2. Request Smuggling via Transfer-Encoding (CVE-2026-2835)
This critical flaw stems from how Pingora handled HTTP/1.0 request bodies and multiple Transfer-Encoding values. Attackers can exploit these parsing inconsistencies to “desync” the proxy from the backend server. Once desynced, an attacker can smuggle hidden requests past security layers like Web Application Firewalls (WAFs) and Access Control Lists (ACLs).
3. Premature Upgrade Forwarding (CVE-2026-2833)
Pingora previously forwarded bytes following an Upgrade header immediately, without waiting for a formal 101 Switching Protocols response from the backend.

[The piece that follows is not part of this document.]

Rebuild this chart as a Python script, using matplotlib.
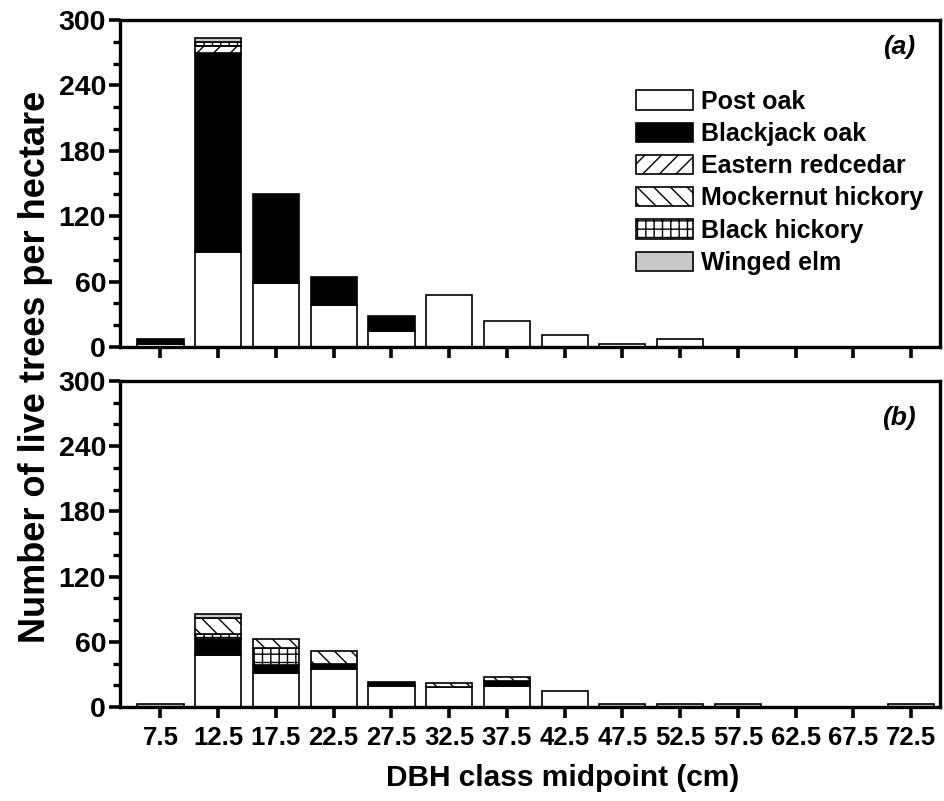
import numpy as np
import matplotlib
matplotlib.use("Agg")
import matplotlib.pyplot as plt
from matplotlib.patches import Patch
from matplotlib.ticker import MultipleLocator

plt.rcParams['font.family'] = ['Liberation Sans', 'DejaVu Sans']
plt.rcParams['font.weight'] = 'bold'
plt.rcParams['hatch.linewidth'] = 1.0

midpoints = [7.5, 12.5, 17.5, 22.5, 27.5, 32.5, 37.5, 42.5, 47.5, 52.5, 57.5, 62.5, 67.5, 72.5]
tick_labels = ["7.5", "12.5", "17.5", "22.5", "27.5", "32.5", "37.5", "42.5",
               "47.5", "52.5", "57.5", "62.5", "67.5", "72.5"]

# Panel (a)
post_a = [3, 87.5, 59, 38.5, 15, 47.5, 24, 11, 3, 7, 0, 0, 0, 0]
blackjack_a = [4.5, 182, 81, 25.5, 13, 0, 0, 0, 0, 0, 0, 0, 0, 0]
redcedar_a = [0, 7, 0, 0, 0, 0, 0, 0, 0, 0, 0, 0, 0, 0]
mockernut_a = [0, 0, 0, 0, 0, 0, 0, 0, 0, 0, 0, 0, 0, 0]
blackhickory_a = [0, 3.5, 0, 0, 0, 0, 0, 0, 0, 0, 0, 0, 0, 0]
elm_a = [0, 3.5, 0, 0, 0, 0, 0, 0, 0, 0, 0, 0, 0, 0]

# Panel (b)
post_b = [0, 48, 31, 35, 19, 18.5, 19.5, 15, 0, 0, 0, 0, 0, 0]
blackjack_b = [0, 15, 7.5, 4.5, 4, 0, 4, 0, 0, 0, 0, 0, 0, 0]
redcedar_b = [0, 0, 0, 0, 0, 0, 0, 0, 0, 0, 0, 0, 0, 0]
mockernut_b = [0, 14.5, 9, 12, 0, 4, 4, 0, 0, 0, 0, 0, 0, 0]
blackhickory_b = [0, 4.5, 15.5, 0, 0, 0, 0, 0, 0, 0, 0, 0, 0, 0]
elm_b = [3, 4, 0, 0, 0, 0, 0, 0, 3, 3, 3, 0, 0, 3]

species = ["Post oak", "Blackjack oak", "Eastern redcedar", "Mockernut hickory",
           "Black hickory", "Winged elm"]
styles = {
    "Post oak": dict(facecolor="white", hatch=None),
    "Blackjack oak": dict(facecolor="black", hatch=None),
    "Eastern redcedar": dict(facecolor="white", hatch="//"),
    "Mockernut hickory": dict(facecolor="white", hatch="\\\\"),
    "Black hickory": dict(facecolor="white", hatch="++"),
    "Winged elm": dict(facecolor="#c8c8c8", hatch=None),
}
stack_order = ["Post oak", "Blackjack oak", "Eastern redcedar", "Black hickory",
               "Mockernut hickory", "Winged elm"]

panel_a = {"Post oak": post_a, "Blackjack oak": blackjack_a, "Eastern redcedar": redcedar_a,
           "Mockernut hickory": mockernut_a, "Black hickory": blackhickory_a, "Winged elm": elm_a}
panel_b = {"Post oak": post_b, "Blackjack oak": blackjack_b, "Eastern redcedar": redcedar_b,
           "Mockernut hickory": mockernut_b, "Black hickory": blackhickory_b, "Winged elm": elm_b}

fig = plt.figure(figsize=(9.45, 8.01), dpi=100)
L, R = 120 / 945, 940 / 945
ax_a = fig.add_axes([L, 1 - 347 / 801, R - L, (347 - 20) / 801])
ax_b = fig.add_axes([L, 1 - 707 / 801, R - L, (707 - 381) / 801])

x = np.array(midpoints)
for ax, data in ((ax_a, panel_a), (ax_b, panel_b)):
    bottom = np.zeros(len(midpoints))
    for sp in stack_order:
        vals = np.array(data[sp], dtype=float)
        m = vals > 0
        st = styles[sp]
        ax.bar(x[m], vals[m], bottom=bottom[m], width=4.0, facecolor=st["facecolor"],
               edgecolor="black", linewidth=1.2, hatch=st["hatch"])
        bottom += vals
    ax.set_xlim(4, 75)
    ax.set_ylim(0, 300)
    ax.yaxis.set_major_locator(MultipleLocator(60))
    ax.yaxis.set_minor_locator(MultipleLocator(20))
    ax.set_xticks(midpoints)
    for s in ax.spines.values():
        s.set_linewidth(2.4)
    ax.tick_params(axis='both', which='major', direction='out', length=8, width=2.6)
    ax.tick_params(axis='y', which='major', labelsize=20.5, pad=2)
    ax.tick_params(axis='y', which='minor', direction='out', length=5, width=2.4)
    ax.tick_params(axis='x', which='minor', bottom=False)
    for lab in ax.get_yticklabels():
        lab.set_fontweight('bold')

ax_a.tick_params(axis='x', labelbottom=False)
ax_b.set_xticklabels(tick_labels, fontsize=18.5, fontweight='bold')
ax_b.tick_params(axis='x', pad=6)

ax_a.text(0.97, 0.917, "(a)", transform=ax_a.transAxes, ha="right", va="center",
          fontsize=19, fontweight="bold", fontstyle="italic")
ax_b.text(0.97, 0.886, "(b)", transform=ax_b.transAxes, ha="right", va="center",
          fontsize=19, fontweight="bold", fontstyle="italic")

handles = [Patch(facecolor=styles[sp]["facecolor"], edgecolor="black", linewidth=1.2,
                 hatch=styles[sp]["hatch"], label=sp) for sp in species]
ax_a.legend(handles=handles, loc="upper left", bbox_to_anchor=(0.629, 0.787),
            frameon=False, borderpad=0, borderaxespad=0, handlelength=2.3,
            handleheight=0.8, labelspacing=0.33, handletextpad=0.3,
            prop=dict(size=18, weight="bold"))

fig.text(0.038, 0.542, "Number of live trees per hectare", rotation=90, ha="center",
         va="center", fontsize=26, fontweight="bold")
fig.text(0.595, 0.029, "DBH class midpoint (cm)", ha="center", va="center",
         fontsize=21.5, fontweight="bold")

fig.savefig("out.png", dpi=100)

This “premature upgrade” allows an attacker to tunnel malicious traffic through the proxy, effectively bypassing proxy-level security controls.
Mitigation and Recommendations
Immediate Action: Upgrade to Pingora v0.8.0 or higher. This version removes the insecure default cache key implementation and enforces strict RFC 9112 compliance for message parsing.
If an immediate upgrade is not possible, administrators should implement the following manual protections
- For Cache Poisoning: Manually define cache keys to include the host/authority, the upstream TLS scheme, and the HTTP method.
- For Request Smuggling: Update request filter logic to reject any non-HTTP/1.1 requests, requests with invalid Content-Length, or any Upgrade headers.
- Cloudflare Status: It is important to note that Cloudflare’s own CDN infrastructure and customers were not affected by these issues, as their custom implementations already utilized the security measures now standardized in v0.8.0.